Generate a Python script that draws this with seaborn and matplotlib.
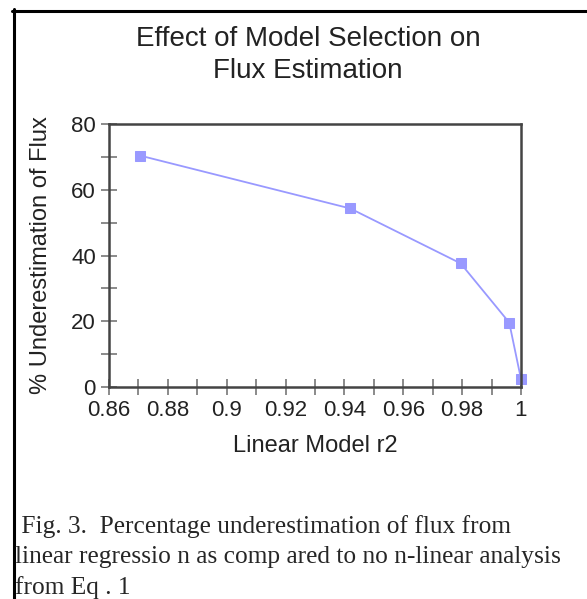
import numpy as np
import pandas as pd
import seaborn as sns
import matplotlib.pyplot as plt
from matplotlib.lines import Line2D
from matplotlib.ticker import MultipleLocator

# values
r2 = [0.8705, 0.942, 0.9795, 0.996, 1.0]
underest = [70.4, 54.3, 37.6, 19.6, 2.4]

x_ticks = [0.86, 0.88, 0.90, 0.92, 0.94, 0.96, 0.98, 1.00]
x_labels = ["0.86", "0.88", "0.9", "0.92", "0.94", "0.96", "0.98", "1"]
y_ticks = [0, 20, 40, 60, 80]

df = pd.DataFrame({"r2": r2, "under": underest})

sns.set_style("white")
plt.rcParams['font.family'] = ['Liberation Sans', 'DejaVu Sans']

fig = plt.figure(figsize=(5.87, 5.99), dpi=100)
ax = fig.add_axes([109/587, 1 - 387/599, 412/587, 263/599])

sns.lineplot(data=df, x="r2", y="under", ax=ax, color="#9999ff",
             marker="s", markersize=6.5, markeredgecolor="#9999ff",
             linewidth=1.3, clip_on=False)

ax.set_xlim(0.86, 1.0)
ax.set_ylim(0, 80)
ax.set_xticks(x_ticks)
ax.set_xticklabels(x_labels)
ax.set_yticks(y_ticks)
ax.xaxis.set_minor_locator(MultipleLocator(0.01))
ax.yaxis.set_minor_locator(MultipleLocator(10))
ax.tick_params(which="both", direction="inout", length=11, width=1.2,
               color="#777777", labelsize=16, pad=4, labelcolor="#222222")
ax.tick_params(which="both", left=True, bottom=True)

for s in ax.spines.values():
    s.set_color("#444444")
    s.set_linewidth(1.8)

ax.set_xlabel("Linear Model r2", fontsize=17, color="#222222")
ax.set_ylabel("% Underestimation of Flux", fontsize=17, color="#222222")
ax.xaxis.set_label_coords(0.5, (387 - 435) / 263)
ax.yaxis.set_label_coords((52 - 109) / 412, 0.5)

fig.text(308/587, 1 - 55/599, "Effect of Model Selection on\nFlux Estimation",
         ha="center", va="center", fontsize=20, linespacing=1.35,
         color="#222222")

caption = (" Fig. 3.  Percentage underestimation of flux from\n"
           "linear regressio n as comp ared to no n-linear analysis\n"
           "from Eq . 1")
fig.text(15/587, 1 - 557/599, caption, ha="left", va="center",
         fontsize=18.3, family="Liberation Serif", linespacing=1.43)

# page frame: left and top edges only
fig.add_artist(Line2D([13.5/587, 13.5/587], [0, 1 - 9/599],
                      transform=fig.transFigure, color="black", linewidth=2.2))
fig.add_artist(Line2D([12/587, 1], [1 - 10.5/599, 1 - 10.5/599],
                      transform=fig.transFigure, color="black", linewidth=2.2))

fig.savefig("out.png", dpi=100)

** What this task involves **
Choose all lines containing the string "seaborn" and copy them out.

** Solution for this problem **
Generate a Python script that draws this with seaborn and matplotlib.
import seaborn as sns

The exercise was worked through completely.